Extracted records
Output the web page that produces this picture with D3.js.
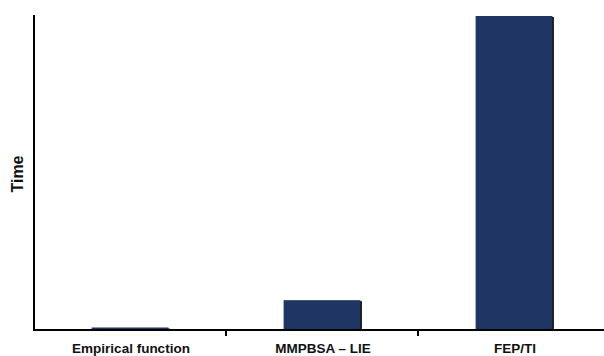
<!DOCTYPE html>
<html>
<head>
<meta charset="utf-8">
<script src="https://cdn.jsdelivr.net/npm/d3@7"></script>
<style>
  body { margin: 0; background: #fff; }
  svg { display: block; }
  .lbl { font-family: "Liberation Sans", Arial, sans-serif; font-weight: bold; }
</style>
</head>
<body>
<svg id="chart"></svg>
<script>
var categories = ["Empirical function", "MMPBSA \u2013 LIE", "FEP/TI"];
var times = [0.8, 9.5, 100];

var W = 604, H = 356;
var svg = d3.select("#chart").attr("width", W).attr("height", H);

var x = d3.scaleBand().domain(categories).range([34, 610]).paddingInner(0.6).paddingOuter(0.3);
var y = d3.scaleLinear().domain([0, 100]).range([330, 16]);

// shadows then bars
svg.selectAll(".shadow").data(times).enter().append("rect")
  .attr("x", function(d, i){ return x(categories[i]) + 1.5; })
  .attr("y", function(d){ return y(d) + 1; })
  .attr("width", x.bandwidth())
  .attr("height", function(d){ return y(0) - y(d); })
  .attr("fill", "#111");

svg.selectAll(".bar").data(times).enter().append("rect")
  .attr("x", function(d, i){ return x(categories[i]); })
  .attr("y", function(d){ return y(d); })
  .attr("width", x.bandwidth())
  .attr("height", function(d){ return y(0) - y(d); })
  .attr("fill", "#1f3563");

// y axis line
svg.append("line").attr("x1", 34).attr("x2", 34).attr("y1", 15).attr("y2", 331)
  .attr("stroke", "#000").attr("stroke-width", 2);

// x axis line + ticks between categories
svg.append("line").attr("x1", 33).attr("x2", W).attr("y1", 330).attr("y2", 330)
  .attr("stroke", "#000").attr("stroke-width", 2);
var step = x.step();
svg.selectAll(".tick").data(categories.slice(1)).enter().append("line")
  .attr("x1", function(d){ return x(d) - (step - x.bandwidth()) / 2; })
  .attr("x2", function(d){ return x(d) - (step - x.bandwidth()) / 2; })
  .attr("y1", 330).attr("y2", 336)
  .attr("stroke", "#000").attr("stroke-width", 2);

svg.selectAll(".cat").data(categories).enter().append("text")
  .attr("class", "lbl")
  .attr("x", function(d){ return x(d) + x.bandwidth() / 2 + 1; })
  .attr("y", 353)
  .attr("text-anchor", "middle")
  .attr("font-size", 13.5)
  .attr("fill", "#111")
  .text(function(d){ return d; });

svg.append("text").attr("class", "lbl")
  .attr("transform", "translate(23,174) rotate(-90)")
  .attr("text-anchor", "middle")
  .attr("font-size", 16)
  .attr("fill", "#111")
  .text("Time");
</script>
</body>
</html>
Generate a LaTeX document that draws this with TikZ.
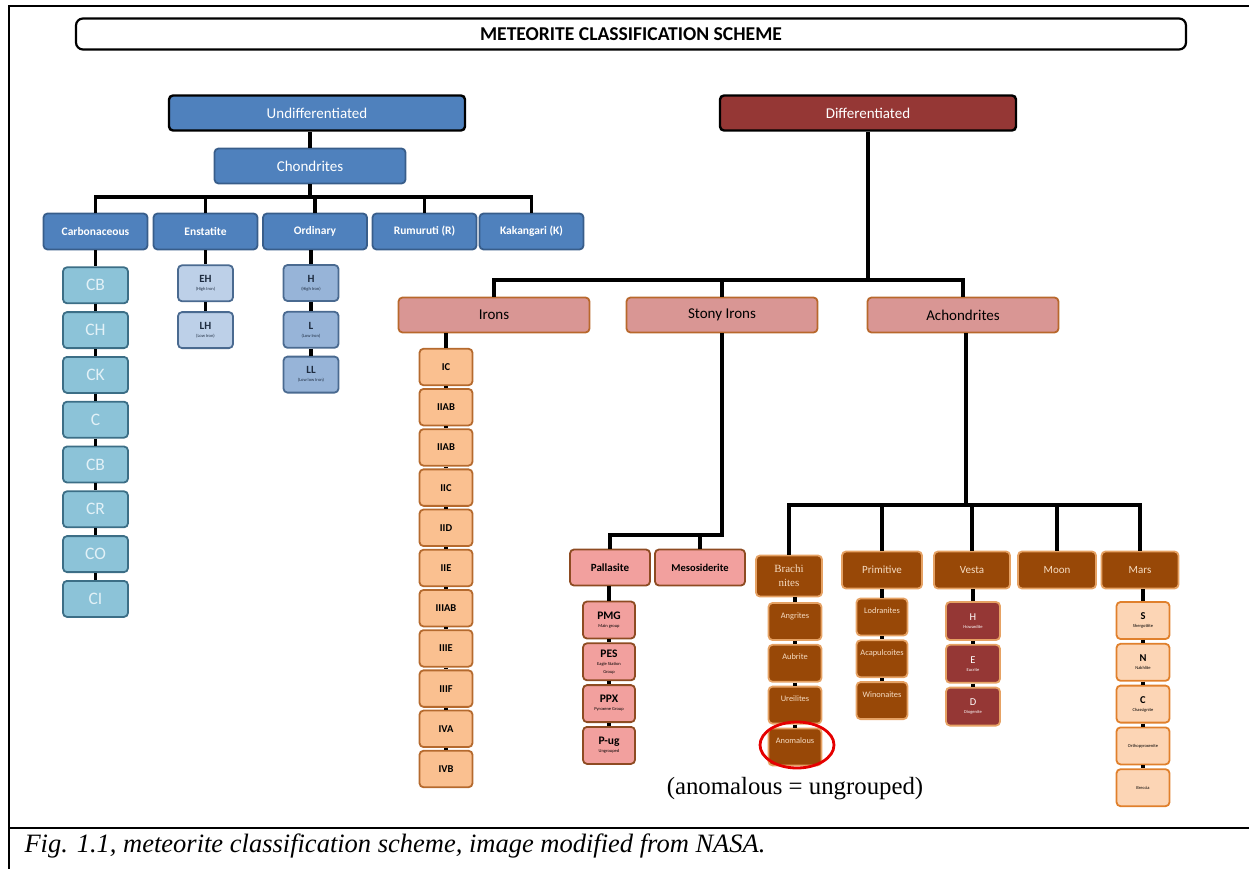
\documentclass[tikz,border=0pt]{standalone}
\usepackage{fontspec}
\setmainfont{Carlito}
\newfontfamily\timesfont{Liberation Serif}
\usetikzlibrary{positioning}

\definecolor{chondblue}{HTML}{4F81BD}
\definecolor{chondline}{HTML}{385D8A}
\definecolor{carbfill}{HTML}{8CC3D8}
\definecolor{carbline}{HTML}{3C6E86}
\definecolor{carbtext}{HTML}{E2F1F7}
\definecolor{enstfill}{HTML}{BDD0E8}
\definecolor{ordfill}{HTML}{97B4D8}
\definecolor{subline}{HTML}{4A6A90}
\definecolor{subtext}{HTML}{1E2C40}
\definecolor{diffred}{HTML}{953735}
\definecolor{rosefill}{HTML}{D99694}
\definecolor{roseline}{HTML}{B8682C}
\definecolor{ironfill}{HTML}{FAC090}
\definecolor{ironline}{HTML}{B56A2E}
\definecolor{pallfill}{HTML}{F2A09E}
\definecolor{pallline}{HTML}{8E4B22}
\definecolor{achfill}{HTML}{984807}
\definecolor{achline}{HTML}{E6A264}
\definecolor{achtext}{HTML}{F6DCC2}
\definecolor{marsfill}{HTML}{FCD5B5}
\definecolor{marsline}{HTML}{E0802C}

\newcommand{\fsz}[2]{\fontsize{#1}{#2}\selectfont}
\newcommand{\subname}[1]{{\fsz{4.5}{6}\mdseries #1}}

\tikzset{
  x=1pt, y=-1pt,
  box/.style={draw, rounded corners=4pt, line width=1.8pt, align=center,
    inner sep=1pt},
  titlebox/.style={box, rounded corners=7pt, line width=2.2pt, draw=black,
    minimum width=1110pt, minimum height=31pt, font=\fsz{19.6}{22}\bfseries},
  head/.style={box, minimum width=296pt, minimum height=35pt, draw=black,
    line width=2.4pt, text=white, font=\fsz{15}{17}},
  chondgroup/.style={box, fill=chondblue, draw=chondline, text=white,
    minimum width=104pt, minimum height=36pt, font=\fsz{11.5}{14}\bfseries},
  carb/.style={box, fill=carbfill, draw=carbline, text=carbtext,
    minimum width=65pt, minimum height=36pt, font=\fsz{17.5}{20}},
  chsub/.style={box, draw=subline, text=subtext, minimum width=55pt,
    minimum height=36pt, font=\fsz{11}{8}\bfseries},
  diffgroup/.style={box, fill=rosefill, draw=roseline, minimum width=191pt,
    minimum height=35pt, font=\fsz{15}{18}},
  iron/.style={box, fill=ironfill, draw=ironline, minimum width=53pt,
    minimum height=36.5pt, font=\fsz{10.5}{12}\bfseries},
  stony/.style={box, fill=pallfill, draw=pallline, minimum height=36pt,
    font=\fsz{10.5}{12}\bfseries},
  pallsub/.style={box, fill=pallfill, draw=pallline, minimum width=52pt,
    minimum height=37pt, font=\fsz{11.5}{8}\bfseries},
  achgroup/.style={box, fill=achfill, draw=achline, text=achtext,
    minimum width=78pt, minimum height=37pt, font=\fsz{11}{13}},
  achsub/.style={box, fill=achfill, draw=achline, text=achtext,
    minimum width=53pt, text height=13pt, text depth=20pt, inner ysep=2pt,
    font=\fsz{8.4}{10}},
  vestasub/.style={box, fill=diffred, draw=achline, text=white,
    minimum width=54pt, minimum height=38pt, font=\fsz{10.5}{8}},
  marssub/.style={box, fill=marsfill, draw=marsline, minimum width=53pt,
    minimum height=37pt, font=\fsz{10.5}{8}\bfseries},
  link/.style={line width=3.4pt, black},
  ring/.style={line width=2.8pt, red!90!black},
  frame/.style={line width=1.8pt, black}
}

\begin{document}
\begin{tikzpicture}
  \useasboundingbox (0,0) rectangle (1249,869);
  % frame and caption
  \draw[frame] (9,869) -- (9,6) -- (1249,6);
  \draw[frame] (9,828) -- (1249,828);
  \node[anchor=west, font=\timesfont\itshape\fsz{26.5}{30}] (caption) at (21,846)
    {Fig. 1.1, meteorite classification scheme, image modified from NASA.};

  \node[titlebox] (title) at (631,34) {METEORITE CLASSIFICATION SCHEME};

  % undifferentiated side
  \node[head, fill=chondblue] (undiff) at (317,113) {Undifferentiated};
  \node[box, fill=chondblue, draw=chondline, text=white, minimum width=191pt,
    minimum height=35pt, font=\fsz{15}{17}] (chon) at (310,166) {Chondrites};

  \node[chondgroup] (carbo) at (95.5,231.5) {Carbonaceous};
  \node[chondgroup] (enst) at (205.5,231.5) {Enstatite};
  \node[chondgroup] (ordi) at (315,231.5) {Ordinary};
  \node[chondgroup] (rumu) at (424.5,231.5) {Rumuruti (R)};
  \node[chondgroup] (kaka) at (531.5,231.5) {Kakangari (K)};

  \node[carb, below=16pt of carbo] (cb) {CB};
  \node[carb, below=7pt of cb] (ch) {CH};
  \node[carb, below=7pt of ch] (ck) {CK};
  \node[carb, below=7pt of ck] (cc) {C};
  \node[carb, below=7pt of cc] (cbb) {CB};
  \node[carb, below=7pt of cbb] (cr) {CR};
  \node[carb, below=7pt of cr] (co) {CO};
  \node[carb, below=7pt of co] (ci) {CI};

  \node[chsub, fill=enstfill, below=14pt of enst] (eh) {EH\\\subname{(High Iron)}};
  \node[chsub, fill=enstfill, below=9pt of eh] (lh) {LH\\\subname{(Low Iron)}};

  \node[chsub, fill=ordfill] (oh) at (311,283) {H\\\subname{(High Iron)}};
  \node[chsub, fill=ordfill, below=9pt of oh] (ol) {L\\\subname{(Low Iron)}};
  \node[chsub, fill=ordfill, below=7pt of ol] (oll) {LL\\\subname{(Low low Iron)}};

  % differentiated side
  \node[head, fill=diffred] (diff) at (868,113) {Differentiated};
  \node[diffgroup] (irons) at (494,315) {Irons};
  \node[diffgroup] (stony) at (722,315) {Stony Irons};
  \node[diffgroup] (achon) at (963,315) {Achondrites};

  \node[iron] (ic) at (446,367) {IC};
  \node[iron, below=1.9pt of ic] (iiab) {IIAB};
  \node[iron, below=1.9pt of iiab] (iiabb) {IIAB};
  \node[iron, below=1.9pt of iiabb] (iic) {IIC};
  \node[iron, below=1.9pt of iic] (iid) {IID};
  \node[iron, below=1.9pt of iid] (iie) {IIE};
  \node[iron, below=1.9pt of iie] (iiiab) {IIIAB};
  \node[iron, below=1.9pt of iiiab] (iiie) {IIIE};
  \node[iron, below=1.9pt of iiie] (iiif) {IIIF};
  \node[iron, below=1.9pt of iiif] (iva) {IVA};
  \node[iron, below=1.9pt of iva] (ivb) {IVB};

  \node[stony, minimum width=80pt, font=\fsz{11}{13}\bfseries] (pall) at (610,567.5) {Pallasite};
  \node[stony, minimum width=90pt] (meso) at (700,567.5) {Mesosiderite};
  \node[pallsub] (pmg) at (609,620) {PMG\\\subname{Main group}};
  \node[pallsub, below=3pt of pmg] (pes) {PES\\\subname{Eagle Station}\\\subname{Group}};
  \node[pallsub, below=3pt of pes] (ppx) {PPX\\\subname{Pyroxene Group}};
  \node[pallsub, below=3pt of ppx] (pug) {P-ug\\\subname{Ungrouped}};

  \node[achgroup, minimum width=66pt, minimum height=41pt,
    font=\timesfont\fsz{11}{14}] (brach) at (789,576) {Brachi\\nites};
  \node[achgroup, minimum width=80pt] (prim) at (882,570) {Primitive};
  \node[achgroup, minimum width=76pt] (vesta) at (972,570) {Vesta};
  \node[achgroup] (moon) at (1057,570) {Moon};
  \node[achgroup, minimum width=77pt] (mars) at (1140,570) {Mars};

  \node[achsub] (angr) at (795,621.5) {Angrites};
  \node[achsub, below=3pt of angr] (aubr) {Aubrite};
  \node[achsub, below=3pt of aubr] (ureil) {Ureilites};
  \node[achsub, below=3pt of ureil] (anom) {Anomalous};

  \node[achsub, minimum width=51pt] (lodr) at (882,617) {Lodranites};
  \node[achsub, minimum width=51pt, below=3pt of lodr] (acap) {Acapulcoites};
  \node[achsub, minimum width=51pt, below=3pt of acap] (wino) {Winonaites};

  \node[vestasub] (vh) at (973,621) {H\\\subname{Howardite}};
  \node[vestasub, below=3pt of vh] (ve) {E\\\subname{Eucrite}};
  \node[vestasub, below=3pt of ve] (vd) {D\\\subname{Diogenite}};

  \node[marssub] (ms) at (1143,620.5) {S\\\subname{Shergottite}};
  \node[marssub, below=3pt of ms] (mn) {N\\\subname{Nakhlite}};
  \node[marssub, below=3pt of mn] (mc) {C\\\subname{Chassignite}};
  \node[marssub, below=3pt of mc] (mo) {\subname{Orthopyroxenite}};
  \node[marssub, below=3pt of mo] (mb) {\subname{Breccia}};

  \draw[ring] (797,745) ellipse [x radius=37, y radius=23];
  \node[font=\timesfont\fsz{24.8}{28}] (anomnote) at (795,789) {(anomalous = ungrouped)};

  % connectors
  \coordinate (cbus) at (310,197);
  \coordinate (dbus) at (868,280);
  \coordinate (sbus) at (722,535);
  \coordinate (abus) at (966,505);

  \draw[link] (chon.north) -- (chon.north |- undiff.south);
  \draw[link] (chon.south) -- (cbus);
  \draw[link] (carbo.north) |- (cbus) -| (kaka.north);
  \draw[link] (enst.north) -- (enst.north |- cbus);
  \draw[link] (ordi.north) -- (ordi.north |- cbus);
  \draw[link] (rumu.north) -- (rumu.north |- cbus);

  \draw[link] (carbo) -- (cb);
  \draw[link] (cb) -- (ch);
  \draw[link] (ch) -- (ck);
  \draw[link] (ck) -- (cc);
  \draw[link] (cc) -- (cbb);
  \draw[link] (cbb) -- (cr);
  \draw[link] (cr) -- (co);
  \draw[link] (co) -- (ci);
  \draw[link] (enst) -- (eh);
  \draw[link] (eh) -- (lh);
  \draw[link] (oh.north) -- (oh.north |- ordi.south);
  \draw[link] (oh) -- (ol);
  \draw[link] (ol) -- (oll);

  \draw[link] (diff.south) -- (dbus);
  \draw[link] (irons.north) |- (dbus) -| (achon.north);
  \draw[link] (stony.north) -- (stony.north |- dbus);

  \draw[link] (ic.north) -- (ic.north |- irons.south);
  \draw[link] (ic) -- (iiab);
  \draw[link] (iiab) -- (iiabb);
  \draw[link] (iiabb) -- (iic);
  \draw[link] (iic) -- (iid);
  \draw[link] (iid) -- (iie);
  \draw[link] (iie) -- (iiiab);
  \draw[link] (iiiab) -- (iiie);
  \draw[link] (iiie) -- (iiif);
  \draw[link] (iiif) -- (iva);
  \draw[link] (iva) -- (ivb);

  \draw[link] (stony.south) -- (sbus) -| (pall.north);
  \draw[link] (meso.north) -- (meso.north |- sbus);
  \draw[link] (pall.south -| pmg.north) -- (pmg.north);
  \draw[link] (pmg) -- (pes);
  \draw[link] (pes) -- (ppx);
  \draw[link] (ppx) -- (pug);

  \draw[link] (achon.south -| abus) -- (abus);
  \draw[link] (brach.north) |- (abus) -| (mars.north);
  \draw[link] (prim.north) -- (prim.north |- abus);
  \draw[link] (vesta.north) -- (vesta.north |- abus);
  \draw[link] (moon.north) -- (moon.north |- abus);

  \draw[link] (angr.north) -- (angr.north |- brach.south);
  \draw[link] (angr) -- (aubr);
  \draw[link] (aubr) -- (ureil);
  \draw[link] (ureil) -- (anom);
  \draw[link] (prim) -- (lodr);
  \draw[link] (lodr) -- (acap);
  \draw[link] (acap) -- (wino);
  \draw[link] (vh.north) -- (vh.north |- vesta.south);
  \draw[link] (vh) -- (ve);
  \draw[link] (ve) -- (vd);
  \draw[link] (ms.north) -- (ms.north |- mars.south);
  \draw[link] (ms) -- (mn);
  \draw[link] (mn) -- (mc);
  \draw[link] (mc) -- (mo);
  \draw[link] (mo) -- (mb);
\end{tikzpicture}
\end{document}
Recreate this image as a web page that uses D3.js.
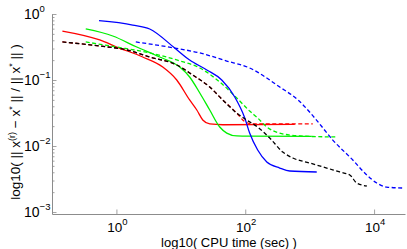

- _DIRECTION_
Pick out every line holding the string "this" and return it.

- _REPLY TO THE EXERCISE_
Output the web page that produces this picture with D3.js.
Generate a LaTeX document that draws this with TikZ.
Recreate this image as a web page that uses D3.js.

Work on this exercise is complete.